I was also in the White House Counsel’s office during the President Clinton’s first term and stayed on from the outside to assist him with the Ken Starr investigation. That was more of a realistic issue, because President Clinton was under criminal investigation by a grand jury. In that case, I couldn’t really assure him that our communications would necessarily be protected.

When President Trump was under investigation during the course of his administration, I suspect that the White House lawyers had to tell the president that they could not promise him that their communications would be confidential. And indeed, they were not: I think a number of lawyers actually ended up testifying before the grand jury.

HLT: How does Trump v. U.S. square with the Nixon case? Can it?

Eggleston: They’re not on exactly the same issue. The only place that they’re near the same issue is Judge Aileen Cannon’s determination to dismiss the case on the grounds that special prosecutor Jack Smith was not properly appointed. There are a couple sentences in U.S. v. Nixon that resolved that issue adversely to the decision that Judge Cannon rendered. However, she wrote that the Supreme Court language was dicta [or not legally binding], and she didn’t have to follow it.

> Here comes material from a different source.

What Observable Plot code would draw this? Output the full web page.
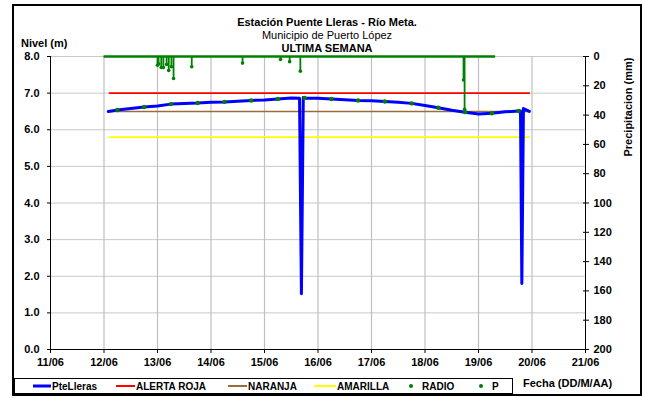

Apart from that, they’re not technically at odds with each other. But in the following sense, I think they see the presidency quite differently: the Nixon case made clear that the notion that the president’s communications are absolutely privileged and cannot be reviewed by a court was wrong. It determined that President Nixon was a witness, just like any other witness in connection with a criminal trial. But in the Trump immunity case, the Court took the opposite view, essentially determining that the criminal laws don’t apply to the president at all, as long as official conduct is involved. So, although they’re not directly at odds, the way the Court looked at the role of the presidency and our constitutional system could hardly be more different.